Complementary metal-oxide semiconductor (CMOS) fabrication uses p-type and n-type complementary and symmetrical pairs to implement logic functions. The fundamental building block of the CMOS circuit is the MOSFET semiconductor, which enables it to operate at far lower current levels than bipolar transistors. This current reduction comes via pairs of p-type and n-type MOSFETs connected gate-to-gate and drain-to-drain. The two opposing types of MOSFETs work together when the two gates and the two drains are shorted together.
In a p-type MOSFET, when a low voltage is applied to the gate, resistance between source and drain is low. In contrast, in an n-type MOSFET, a high gate voltage causes low resistance between source and drain. When high voltage is applied to the gates, the n-type MOSFET conducts and the p-type MOSFET doesn’t. When low voltage is applied, only the p-type MOSFET conducts.
Accordingly, one of the MOSFETs is always off. Because they are in series with respect to power and in parallel with respect to signal, the signal is always on and the power is always off except during brief transitions. Most of the time, this configuration conducts little current and dissipates littler power. So vast numbers of MOSFETs can be squeezed onto ICs without large heat sinks or active cooling.
A downside, easily mitigated, is that during the brief transitions, relatively high-voltage spikes occur, and at today’s high frequencies, they are abundant, potentially affecting nearby receivers and creating power-quality anomalies. To avoid such difficulties, the usual practice is to add bypass capacitors to the signal lines.
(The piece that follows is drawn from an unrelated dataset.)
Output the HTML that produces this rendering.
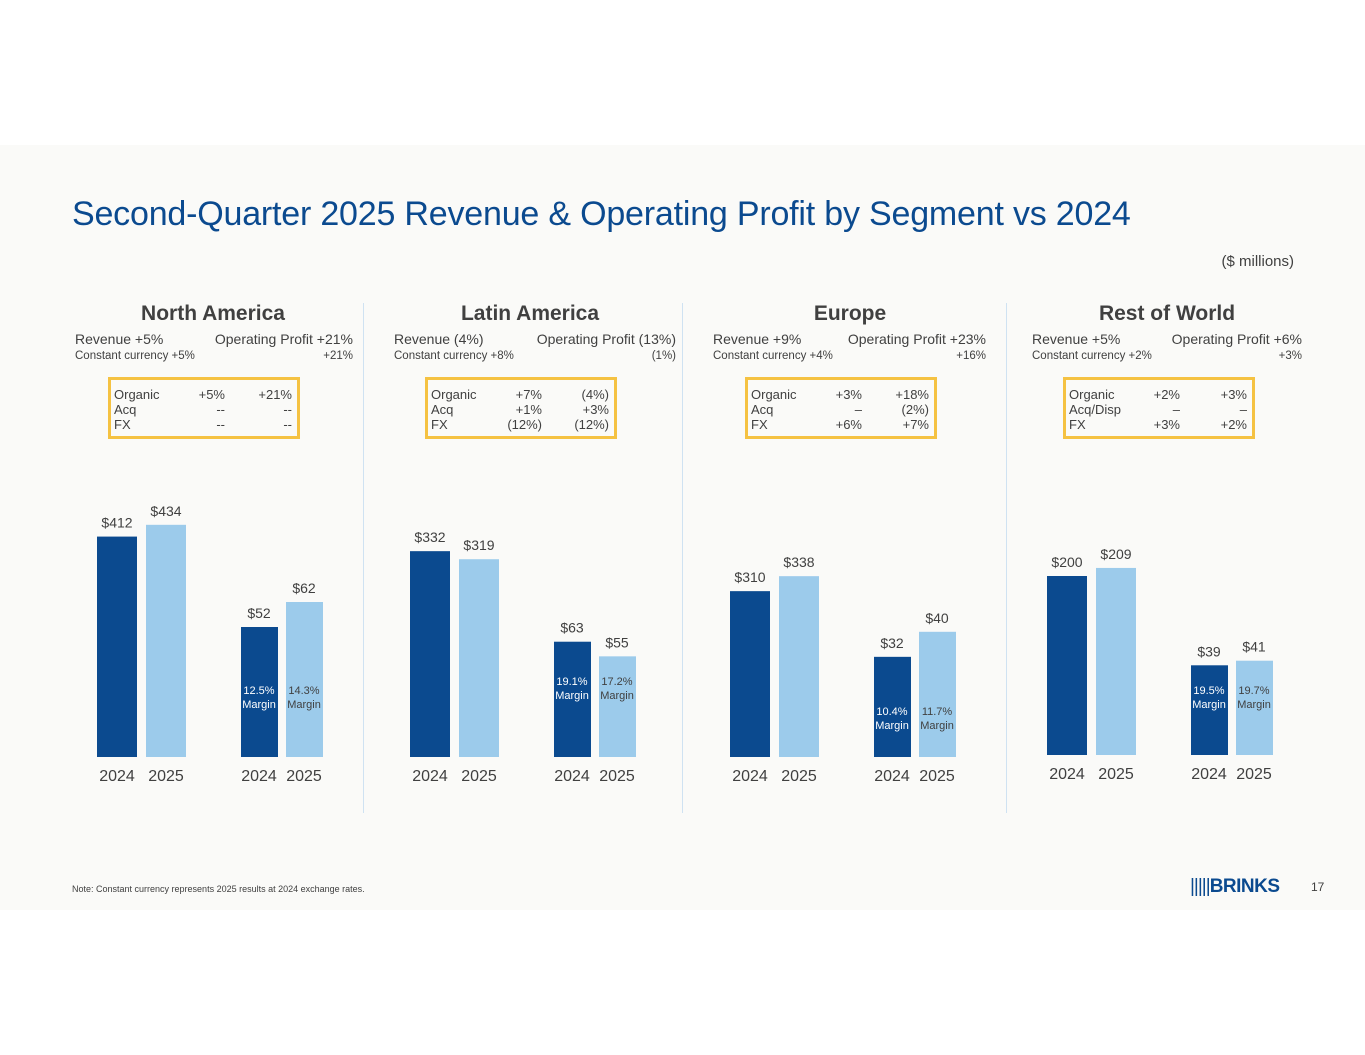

CMOS IC chips have a high immunity to noise. The reason is the voltage transfer curve for a typical CMOS logic gate. It is characterized by a transition region that is almost vertical. This steep transition is what imparts the high noise immunity. The threshold voltage depends on the supply voltage and is approximately half the supply voltage.
The typical quiescent (static) power dissipation (power dissipation of a device that is not changing logic states) of CMOS ICs operating at 5 V are on the order of 50 nW at room temperature. However, as the frequency of switching increases, dynamic power dissipation becomes important. The input impedance, in either state, of CMOS gates is typically on the order of 1012 Ω. The input capacitance is on the order of 10 pF. The output impedance depends on the particular device and is on the order of 5 kΩ for either state.
CMOS devices have relatively long propagation delays to their high output impedance. Typical delay times are in the 60 nsec range for VDD = 5 V and around 25 nsec for VDD = 10 V. Doubling the supply voltage more than doubles the speed of a CMOS gate. The rise and fall transition times typically range from 75 to 150 nsec for VDD = 5 V.
A point to note is that CMOS logic has floating inputs. If left unconnected, they can increase susceptibility to noise and lead to excessive power dissipation. So chip data sheets generally advise connecting all unused inputs to VDD or VSS, as appropriate.
CMOS devices generally have a fan-out exceeding 50 because of their low input current requirement. However, there is some power dissipated in charging and discharging the capacitance of CMOS inputs during logic transitions. So the greater the fan-out the longer the propagation delay.
It is easy to verify the basic operating parameters of CMOS logic chips using just an oscilloscope and a function generator. For example, we can display the characteristic curve of a CMOS inverter by setting a generator to produce a sawtooth waveform. For a simple inverter IC such as the CD4069UB, the amplitude should be adjusted to produce positive voltages in the range 0 V to 5 V.
Connect the inverter output Vout to the Channel 2 input and Vin to the Channel 1 input of the scope. You want to plot Channel 1 vs. Channel 2, so the scope must be in XY mode. The resulting plot of Vout vs. Vin is the gate voltage transfer curve.
Different sections of the characteristic curve correspond to different operating modes for the two MOSFETs making up the CMOS gate.
Another simple circuit can be used to figure the CMOS gate noise margin. Consider a CD4001B CMOS Quad two-Input NOR Gate. One method is to set a square wave signal at minimum amplitude and put it at the input of a CMOS logic gate (or a series of them for an easier measurement). The square wave goes to one scope channel, the output of the last CMOS gate to the other channel. Then you slowly increase the square wave amplitude. When a pulse first appears on the output, the amplitude of the input pulse at that point is the noise margin.
A simpler test setup reveals CMOS gate propagation delay. The higher the frequency, the longer the propagation delay, so it might be best to use a higher-frequency square wave (hundreds of kilohertz or higher) to more easily see the effect. Another way to get a more pronounced read out is to send the square wave through a string of CMOS gates, then divide the delay reading by the number of gates in the string to get an average propagation delay per gate.
At any rate, the test setup puts the input to the gates on one scope channel, the output of the last gate in the string on the other. With both channels displayed on the screen, adjust the scope to give a close-up of the output waveforms at the first and last gates during both transitions from HIGH to LOW and LOW to HIGH. The amount of delay between corresponding transition points, divided by the number of gates you put in the string, is the average propagation delay per gate.